Se le relazioni umane riproducono i codici dell’“impero”
La comunità è spesso vista come soluzione a tutti i problemi. Ma senza riapprendere capacità esiliate dalla modernità, rischia di riprodurre gli stessi meccanismi del contesto sociale. Una proposta
E’ un’idea molto diffusa che per risolvere la gran parte dei problemi sociali occorrerebbe più senso di comunità, solidarietà e relazioni umane.
Una persona conosciuta di recente, che sta creando un luogo in natura per ospitare altre persone desiderose di vivere in comunità, alla domanda sul cosa lo spingesse a farlo, mi ha risposto: “per essere meno dipendente dai sistemi distruttivi”.
Ma che succede se le relazioni umane sono seriamente impattate da questi sistemi distruttivi, tanto da riprodurne alcuni dei meccanismi?
Quando pensiamo a una comunità visualizziamo pranzi condivisi, momenti di festa, persone sedute in cerchio, abbracci. Ma non è possibile mettere insieme da due persone in su senza far entrare nello spazio anche tutto il lascito di emozioni rimosse, ruoli non autentici assunti per essere accettatə, atteggiamenti reattivi inconsapevoli usati per difendersi da ambienti sociali tossici, paure su come possiamo essere percepiti dagli altri che diventano subdolamente giudizi su di loro.
Proprio ciò che rende le relazioni umane così potenti e indispensabili per la sopravvivenza e fioritura umana, è anche quello che le rende così delicate e sensibili al contesto sociale in cui si sviluppano.
La verità è che l’individualismo, gli appartamenti isolati, la famiglia nucleare, il culto dell’autosufficienza, la socialità ostentata e performativa dei social media ci difendono.
La nostra cultura ci offre un’infinità di strumenti per difenderci dall’assenza di relazioni autentiche, cioè relazioni di reale vulnerabilità e interdipendenza con gli altri.
Quando ci diciamo di voler creare comunità, le poche e i pochi tra noi che si avventurano in questo spazio immaginano eventi (workshop, ritiri, feste, cene), o infrastrutture (vacanze insieme, case vicine, ecovillaggi). Sono entrambi ingredienti decisivi e indispensabili, ma quello che è più necessario, negato e anelato dai nostri cuori sono le capacità esiliate dalla modernità di vedere, ascoltare, risuonare tra noi in un modo che ci faccia sentire davvero vistə, rispettatə ed accoltə.
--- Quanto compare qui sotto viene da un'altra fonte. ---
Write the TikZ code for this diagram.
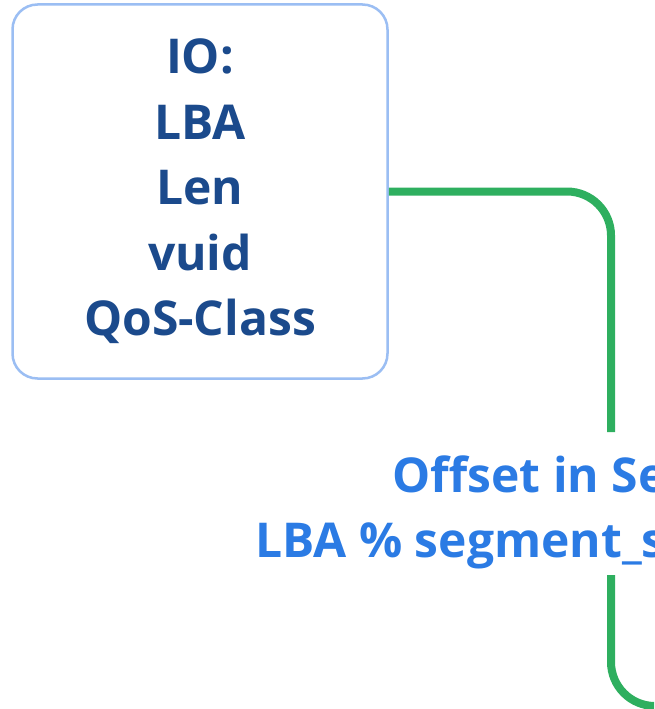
\documentclass[tikz,border=0pt]{standalone}
\usepackage{fontspec}
\setmainfont{Open Sans}
\definecolor{boxline}{HTML}{9BBEF3}
\definecolor{boxtext}{HTML}{1B4A8C}
\definecolor{lbltext}{HTML}{2B7BE4}
\definecolor{connline}{HTML}{2EAF5F}
\begin{document}
\begin{tikzpicture}[x=1pt,y=-1pt,
  iobox/.style={draw=boxline, line width=2.5pt, rounded corners=25pt,
    minimum width=375pt, minimum height=374pt, fill=white,
    align=center, text=boxtext,
    font={\fontsize{48}{65.5}\selectfont\bfseries}},
  lbl/.style={align=left, text=lbltext, inner sep=0pt,
    font={\fontsize{48}{65}\selectfont\bfseries}},
  conn/.style={draw=connline, line width=8pt, rounded corners=44pt}]
\useasboundingbox (0,0) rectangle (654,709);
\clip (0,0) rectangle (654,709);
\node[iobox] (io) at (200,191.5) {IO:\\LBA\\Len\\vuid\\QoS-Class};
\coordinate (gaptop) at (611,432);
\coordinate (gapbot) at (611,575);
\coordinate (far) at (720,706);
\draw[conn] (io.east) -| (gaptop);
\draw[conn] (gapbot) |- (far);
\node[lbl, anchor=base west] (off) at (255,557) {\hspace*{137pt}Offset in Segment\\LBA \% segment\_size};
\end{tikzpicture}
\end{document}
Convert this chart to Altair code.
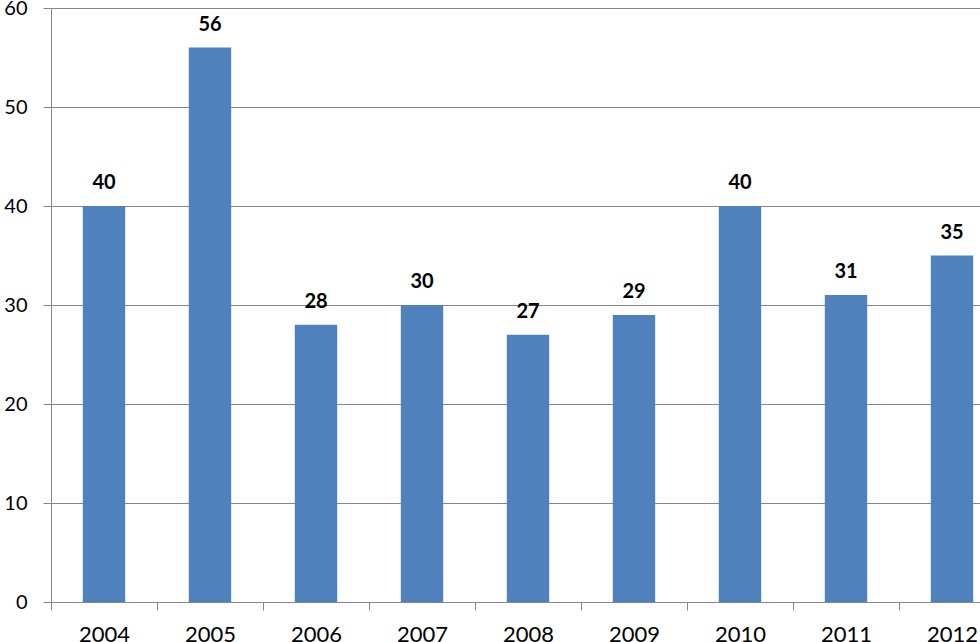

E che accolga la necessità che avremo di tirare fuori tutti i condizionamenti, le paure e i meccanicismi appresi crescendo sotto le regole dell’impero (mi prendo la licenza e responsabilità di questa citazione un po’ mitomane, ma che alla fine rende l’idea).
Tra la fine dell’estate e l’inverno vorrei avviare un processo per iniziare a riapprendere e coltivare queste capacità.
Vorrà dire commettere errori, ingenuità, esporsi a frustrazioni. Ma anche riscoprire qualcosa di profondamente umano e vitale.
Negli ultimi anni ho fatto studi, esperimenti e riflessioni intense su questo: dal lavorare come community organizer negli Stati Uniti e in Italia, ai percorsi sul relazionarsi autentico, dalla formazione sull’indagine compassionevole sul trauma con Gabor Maté, fino a facilitare io stesso formazioni, workshop e ritiri.
Vorrei chiamare questo percorso RISONANZA.
A chi risuona? :)



Condivido molto la riflessione, seguirei con piacere il futuro di questo percorso!
Condivido pienamente. Il senso di comunità necessario al benessere collettivo deve passare per forza attraverso una conoscenza dei modelli chiamiamoli storici di sociale soprattutto esplorando quelli sommersi, che non ci vengono raccontati e che invece narrano possibilità diverse di poter stare insieme.